ST. LOUIS — Ameren Corp. and Dynegy Inc. face off with environmental groups this week in a hearing that could decide the future of some of Illinois’ largest coal-fired power plants.
The companies are seeking a waiver from the Illinois Pollution Control Board that would provide five more years to meet stricter air pollution limits for Ameren’s coal plant fleet in Central and Southern Illinois.
Ameren received such a variance a year ago after a contentious hearing before the same board. Six months later, Dynegy agreed to acquire the plants and wants the same treatment.
Filings with the Pollution Control Board suggest both sides will make the same arguments they did a year ago.
The power companies said the subsidiary formed to acquire the plants can’t afford the costly pollution controls in a depressed power market. And without relief, some of the plants may be forced to close, meaning a loss of local jobs and taxes.
Opponents argue that emissions from the coal plants shouldn’t be allowed to further degrade air quality and contribute to respiratory illness and heart disease.
The Sierra Club and Chicago-based Environmental Law & Policy Center also say the current waiver request differs from Ameren’s in a meaningful way because the hardship being claimed by Dynegy is self-imposed.
Ameren last year argued that it was broadsided by a sequence of unavoidable market forces — the recession, a drop in natural gas prices and environmental regulations. But Dynegy, which operates a fleet of coal-fired power plants in Illinois, is voluntarily taking on the Ameren plants and the risk that goes with them.
Dynegy has proposed to acquire the plants through a separate company, Illinois Power Holdings. The new firm is a limited liability company that will have few if any legal or financial connections to the parent company, which last summer emerged from a bankruptcy.

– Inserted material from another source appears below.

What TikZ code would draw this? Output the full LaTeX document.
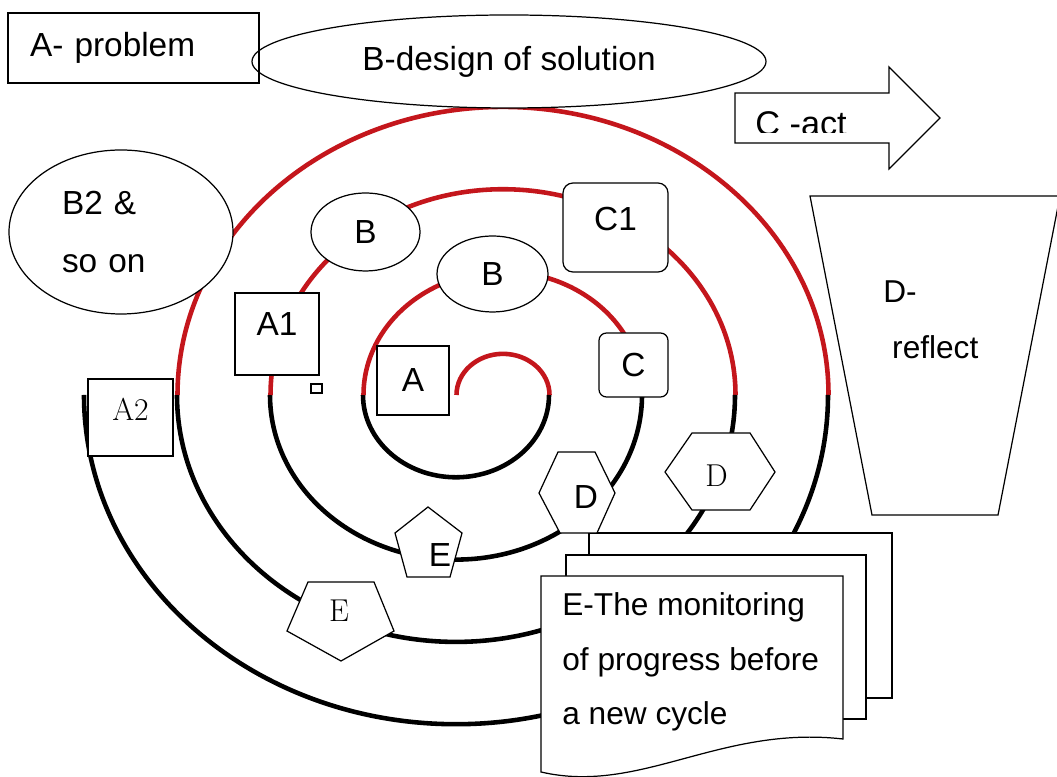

The structure provides benefits to Dynegy shareholders if power prices rebound, critics say, but the Illinois communities and plant employees and retirees stand to be losers if the subsidiary is forced into bankruptcy.
“There’s a significant risk that workers’ pensions will be unfunded and that local communities will have to shoulder the burden of environmental cleanup costs,” said David Johnson, a founding partner of ACM Partners, a Chicago financial firm hired by the Sierra Club to analyze the transaction.
Katy Sullivan, a Dynegy spokeswoman, disagreed. The acquisition proposal “provides the best and most certain future for these facilities, the employees and the local communities,” she said.
If the variance is granted, it will “provide certainty to the employees and communities in Central and Southern Illinois that count on the economic benefit of the continued operation of the (Ameren) energy centers,” Sullivan said.
Ameren, too, has a lot at stake. For the St. Louis-based company, the transaction provides an exit from the volatile wholesale power generation business and a way to erase an $825 million debt that had dragged down credit ratings.
The fate of the plants and their employees is unclear if Dynegy’s request is denied. According to regulatory filings, the waiver is a condition of closing the deal.
Robert Flexon, Dynegy’s chief executive, was asked last month during a conference call with analysts what the company would do if the waiver is denied.
“We would have to take it back to the board, review the options, review the financial impact of shutting a couple of plants down,” he said on Aug. 1.
Ameren spokesman Joseph Muehlenkamp said the company isn’t ready to discuss its plans if the variance is denied.
“We fully expect to receive the required approvals and complete this transaction,” he said. “Beyond this, we won’t speculate.”